The #Tradwife movement which emerged in the last couple of years on social medial should be in a position of power and scrutiny right now. Those women who claim to have embraced domesticity can revel in the self-isolatory measures imposed on most of us. They know how to stay at home, and they have made a career out of making their home a comfortable and happy place for others who live there. So, one might think, they are better off, right now, than those feminists who still abide by second wave feminism beliefs about the shackles of domesticity. If like Simone de Beauvoir, your home is just a place where you sleep, but that you prefer to work, eat, and play outside, then right now, you will not be in a good place. At least, that seems like the obvious inference to draw.
"Suddenly “looking to the past” and doing things the #TradWife way doesn’t seem quite so crazy. I can happily care for & teach my child without complaint, cook a meal from scratch, minimise, economise and budget - AND I actually like spending time with my family. Born for this!"
Last week I looked to the past at Manon Roland's productivity in prison to see if I can find something helpful for us in these trying times.
Part of Manon Roland's success was her domestic training: she was able to make her cell comfortable for working in a few minutes, and then it required very little upkeep.
But the point here, is that she knew how to spend very little time on domestic work so that she could have more time to herself for what was truly important: writing and studying! This seems pretty much like the opposite of the tradwife's philosophy. Manon did not clean to serve others, but to serve herself.
Of course, there was no one else for her to serve while she was in prison: what if she'd been at home, still, with her husband and their daughter?
One thing we do know about the Roland marriage, is that both parents were happy to spend time with their daughter, whether teaching her, playing with her, or just minding her while the other was busy. So it's unlikely that had she been in isolation as we are, in her home, with her family, that Manon Roland would have turned into a tradwife, and reveled in cleaning and cooking for the sake of making others comfortable.

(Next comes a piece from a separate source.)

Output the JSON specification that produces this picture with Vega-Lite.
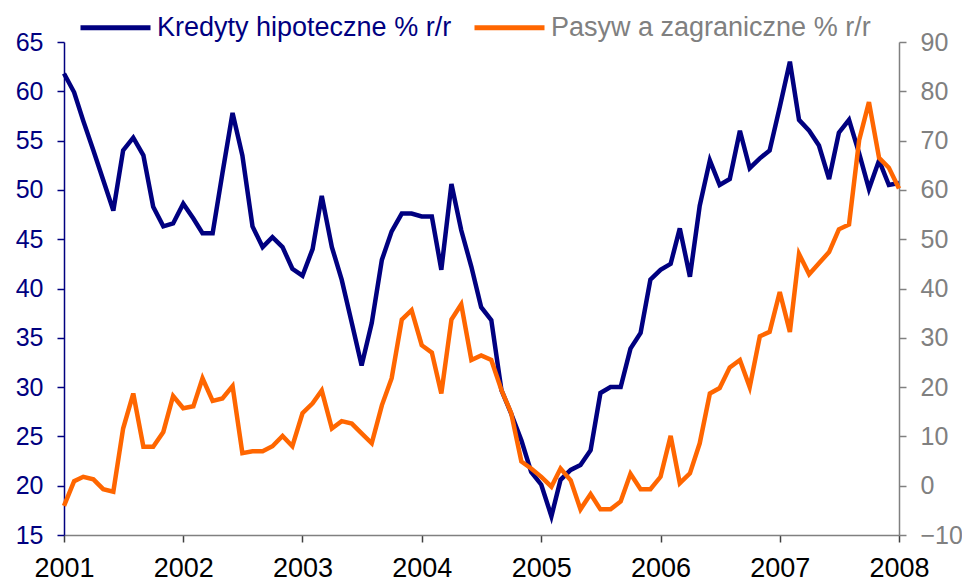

Manon found that her aptitude for home making came in handy when she was forcibly isolated in prison in the months prior to her death. While she did not enthuse that she was 'born for this!' she did say that her skills at making any space comfortable in a short time and being able to stay in a small enclosed space, from which she escaped through her reading and writing made that difficult period tolerable. What her skills helped her with, was not enjoying her prison cell, but making time and space to escape it through her work. So for her domestic work is not an end in itself, nor a subservient activity performed for the benefit of others only.